El punto en el que Diego supera a todos, y se torna incomparable, es en la grandeza. Esa cualidad intangible que no hay manera de cuantificar, pero que se respira y se palpa.


La grandeza de Maradona se construyó a través de los años por su propia decisión y acontecimientos fortuitos que lo acompañaron. Le tocó medirse con Inglaterra en un mundial, a solo cuatro años de la Guerra de Malvinas. Y el desparramo de ingleses que hizo en la cancha, e incluso la burla de anotarles un gol con la mano, fueron su verdadera canonización en este país futbolero hasta la médula.


Como leyenda viviente, creció y creció con actitudes que no siempre se vincularon con lo estrictamente deportivo. Su insulto al público italiano que silbaba el himno, su corazón para jugar lesionado ante Brasil, su inocente salida de la mano de una enfermera en Estados Unidos, sus constantes caídas y heroicos regresos, todo fue alimentando la misma figura hasta convertirla en gigante.


Maradona fue rebelde, maleducado, prepotente. Pero a la vez honesto, generoso, noble. Surgido de una villa miseria, devoto de su madre, débil ante las tentaciones, humilde para reconocerlo, valiente para no esconderse, hidalgo para tratar de salir.
Era invulnerable a la picadora de carne en que pueden convertirse los medios masivos, voraces e insaciables de escándalos. El siempre salía ileso, porque contaba con el amor de la gente de su lado, un pueblo que nunca lo abandonó.

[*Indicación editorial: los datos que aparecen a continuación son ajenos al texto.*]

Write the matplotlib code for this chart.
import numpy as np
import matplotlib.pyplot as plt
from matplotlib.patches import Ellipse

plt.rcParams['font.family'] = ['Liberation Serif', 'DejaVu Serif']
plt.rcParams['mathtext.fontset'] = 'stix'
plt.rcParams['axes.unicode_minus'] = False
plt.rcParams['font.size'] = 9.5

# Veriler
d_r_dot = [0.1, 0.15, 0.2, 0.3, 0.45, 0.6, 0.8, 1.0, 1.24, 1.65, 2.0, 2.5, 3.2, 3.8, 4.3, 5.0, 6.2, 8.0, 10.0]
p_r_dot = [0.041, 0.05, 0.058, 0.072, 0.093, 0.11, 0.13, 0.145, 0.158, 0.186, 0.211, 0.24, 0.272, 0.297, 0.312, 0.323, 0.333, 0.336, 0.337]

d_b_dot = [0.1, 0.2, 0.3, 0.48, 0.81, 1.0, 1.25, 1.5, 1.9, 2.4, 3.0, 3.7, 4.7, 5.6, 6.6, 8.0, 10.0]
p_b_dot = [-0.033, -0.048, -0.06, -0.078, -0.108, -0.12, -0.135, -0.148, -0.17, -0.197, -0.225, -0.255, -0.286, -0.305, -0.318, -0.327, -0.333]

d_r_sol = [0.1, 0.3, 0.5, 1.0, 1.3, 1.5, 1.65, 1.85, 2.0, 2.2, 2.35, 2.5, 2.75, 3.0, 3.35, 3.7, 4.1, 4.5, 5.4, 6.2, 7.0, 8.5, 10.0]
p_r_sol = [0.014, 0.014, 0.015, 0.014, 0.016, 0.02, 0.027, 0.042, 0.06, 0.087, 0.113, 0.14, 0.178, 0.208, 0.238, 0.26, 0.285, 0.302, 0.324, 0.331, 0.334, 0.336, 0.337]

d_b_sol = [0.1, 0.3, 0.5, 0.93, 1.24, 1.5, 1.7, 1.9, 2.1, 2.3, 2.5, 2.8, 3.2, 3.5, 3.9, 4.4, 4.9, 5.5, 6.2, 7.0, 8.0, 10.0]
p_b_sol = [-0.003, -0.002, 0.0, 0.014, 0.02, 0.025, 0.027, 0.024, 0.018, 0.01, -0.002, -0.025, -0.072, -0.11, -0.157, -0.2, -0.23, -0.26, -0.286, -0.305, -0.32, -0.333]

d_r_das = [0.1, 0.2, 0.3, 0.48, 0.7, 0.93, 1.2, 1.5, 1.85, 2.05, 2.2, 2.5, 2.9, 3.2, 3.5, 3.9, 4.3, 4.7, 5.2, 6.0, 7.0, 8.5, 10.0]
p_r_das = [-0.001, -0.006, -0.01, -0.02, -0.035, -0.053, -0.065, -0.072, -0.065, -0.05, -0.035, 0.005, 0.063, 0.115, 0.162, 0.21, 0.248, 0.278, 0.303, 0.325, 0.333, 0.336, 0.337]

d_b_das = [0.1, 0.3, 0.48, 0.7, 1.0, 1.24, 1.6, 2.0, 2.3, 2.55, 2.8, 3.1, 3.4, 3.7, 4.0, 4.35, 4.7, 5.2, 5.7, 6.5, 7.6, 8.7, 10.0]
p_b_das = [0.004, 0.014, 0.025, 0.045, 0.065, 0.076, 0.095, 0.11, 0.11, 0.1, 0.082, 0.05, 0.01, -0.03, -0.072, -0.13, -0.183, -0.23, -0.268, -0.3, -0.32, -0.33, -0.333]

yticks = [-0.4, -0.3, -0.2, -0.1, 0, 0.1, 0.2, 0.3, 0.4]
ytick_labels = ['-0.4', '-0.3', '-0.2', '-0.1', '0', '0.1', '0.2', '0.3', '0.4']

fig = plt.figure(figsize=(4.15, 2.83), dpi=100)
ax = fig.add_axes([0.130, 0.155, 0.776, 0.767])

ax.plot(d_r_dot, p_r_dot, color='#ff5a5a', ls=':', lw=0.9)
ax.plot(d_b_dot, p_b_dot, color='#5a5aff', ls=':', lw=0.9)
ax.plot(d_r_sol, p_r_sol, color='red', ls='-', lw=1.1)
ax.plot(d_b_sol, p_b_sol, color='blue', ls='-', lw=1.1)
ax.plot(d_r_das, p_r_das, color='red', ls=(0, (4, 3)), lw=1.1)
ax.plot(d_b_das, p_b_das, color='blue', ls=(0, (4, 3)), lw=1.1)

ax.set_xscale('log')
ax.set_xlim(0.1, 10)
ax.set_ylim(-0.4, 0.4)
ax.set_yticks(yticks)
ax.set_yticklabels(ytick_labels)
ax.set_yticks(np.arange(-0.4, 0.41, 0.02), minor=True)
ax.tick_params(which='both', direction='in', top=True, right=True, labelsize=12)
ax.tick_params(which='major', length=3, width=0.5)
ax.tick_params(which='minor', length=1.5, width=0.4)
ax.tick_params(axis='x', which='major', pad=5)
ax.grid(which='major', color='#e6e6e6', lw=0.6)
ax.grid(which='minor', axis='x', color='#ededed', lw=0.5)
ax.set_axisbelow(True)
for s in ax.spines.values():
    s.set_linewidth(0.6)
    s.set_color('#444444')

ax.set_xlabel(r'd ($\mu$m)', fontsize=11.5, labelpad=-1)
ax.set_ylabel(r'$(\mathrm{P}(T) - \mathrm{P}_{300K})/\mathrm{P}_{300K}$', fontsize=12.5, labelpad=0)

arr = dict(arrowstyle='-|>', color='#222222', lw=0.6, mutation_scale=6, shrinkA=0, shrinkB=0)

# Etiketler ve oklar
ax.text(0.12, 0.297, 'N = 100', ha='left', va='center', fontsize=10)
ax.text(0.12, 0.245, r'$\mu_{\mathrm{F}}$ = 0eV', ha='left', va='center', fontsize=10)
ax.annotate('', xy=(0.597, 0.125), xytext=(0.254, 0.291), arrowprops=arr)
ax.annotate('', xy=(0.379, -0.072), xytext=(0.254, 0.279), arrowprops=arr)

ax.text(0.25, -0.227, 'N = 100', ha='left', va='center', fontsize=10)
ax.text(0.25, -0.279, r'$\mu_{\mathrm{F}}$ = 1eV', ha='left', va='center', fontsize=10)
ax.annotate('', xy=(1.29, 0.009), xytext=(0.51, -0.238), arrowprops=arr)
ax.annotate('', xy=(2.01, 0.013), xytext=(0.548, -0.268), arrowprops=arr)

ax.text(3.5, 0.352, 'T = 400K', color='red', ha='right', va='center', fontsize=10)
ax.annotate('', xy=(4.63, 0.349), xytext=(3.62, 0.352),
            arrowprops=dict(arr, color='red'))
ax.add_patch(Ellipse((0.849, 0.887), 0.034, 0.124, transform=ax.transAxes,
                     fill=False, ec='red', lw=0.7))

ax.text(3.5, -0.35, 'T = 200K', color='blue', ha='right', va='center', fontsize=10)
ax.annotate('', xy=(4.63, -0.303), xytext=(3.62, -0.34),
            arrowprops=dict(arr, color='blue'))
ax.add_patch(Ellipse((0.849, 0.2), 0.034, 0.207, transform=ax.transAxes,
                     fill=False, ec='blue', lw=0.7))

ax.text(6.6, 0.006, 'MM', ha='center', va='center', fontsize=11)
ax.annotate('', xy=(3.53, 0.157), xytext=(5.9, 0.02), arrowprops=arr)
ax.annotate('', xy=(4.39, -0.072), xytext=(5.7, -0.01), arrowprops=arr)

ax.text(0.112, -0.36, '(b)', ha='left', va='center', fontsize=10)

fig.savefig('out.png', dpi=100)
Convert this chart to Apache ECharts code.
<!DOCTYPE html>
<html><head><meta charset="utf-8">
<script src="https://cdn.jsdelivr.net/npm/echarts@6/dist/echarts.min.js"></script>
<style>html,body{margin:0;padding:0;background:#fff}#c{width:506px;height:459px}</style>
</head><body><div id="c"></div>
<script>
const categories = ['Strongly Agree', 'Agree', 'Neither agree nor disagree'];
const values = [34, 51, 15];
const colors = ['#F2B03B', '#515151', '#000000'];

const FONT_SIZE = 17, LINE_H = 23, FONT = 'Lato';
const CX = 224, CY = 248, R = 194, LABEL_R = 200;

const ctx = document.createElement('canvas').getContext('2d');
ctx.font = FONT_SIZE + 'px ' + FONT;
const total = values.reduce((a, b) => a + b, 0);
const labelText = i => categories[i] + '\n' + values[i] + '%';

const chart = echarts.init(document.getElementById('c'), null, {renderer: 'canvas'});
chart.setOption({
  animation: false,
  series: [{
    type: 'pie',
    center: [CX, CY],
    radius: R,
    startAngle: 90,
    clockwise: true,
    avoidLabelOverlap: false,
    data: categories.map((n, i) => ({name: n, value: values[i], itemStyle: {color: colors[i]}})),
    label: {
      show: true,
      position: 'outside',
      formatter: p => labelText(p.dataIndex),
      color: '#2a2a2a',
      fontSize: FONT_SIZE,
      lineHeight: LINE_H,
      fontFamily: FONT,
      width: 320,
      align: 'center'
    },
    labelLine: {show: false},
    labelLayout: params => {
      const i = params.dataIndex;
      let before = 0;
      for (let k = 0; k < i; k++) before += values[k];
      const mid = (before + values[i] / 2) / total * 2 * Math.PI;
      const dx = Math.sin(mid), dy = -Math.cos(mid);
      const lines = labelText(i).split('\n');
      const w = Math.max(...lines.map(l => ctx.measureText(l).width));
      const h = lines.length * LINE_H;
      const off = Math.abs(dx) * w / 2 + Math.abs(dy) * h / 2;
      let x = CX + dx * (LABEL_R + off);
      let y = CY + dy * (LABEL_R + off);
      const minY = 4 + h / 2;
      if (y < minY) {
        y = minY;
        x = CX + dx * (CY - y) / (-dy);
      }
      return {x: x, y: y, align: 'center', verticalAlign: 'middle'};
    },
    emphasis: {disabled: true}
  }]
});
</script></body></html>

Los argentinos no se apropiaron del futbolista, sino de ese muchacho que los reflejaba en sus virtudes y miserias.
Fue una figura pública prácticamente durante medio siglo. Convivió con niveles de popularidad y presión social desconocidos para el resto de los mortales. Rodeado por un séquito de ángeles y demonios, internos y externos, dio forma a una vida apasionante, con gloria y drama, placer y tragedia, sueños y pesadillas.


Hasta que un día todo terminó, y la historia escrita no era ya una historia de fútbol. La gente no lloró por sus goles, sino por el chico de Fiorito que hizo de su vida una epopeya sin par.
Quizás Diego no fue el mejor, pero indudablemente fue el más grande.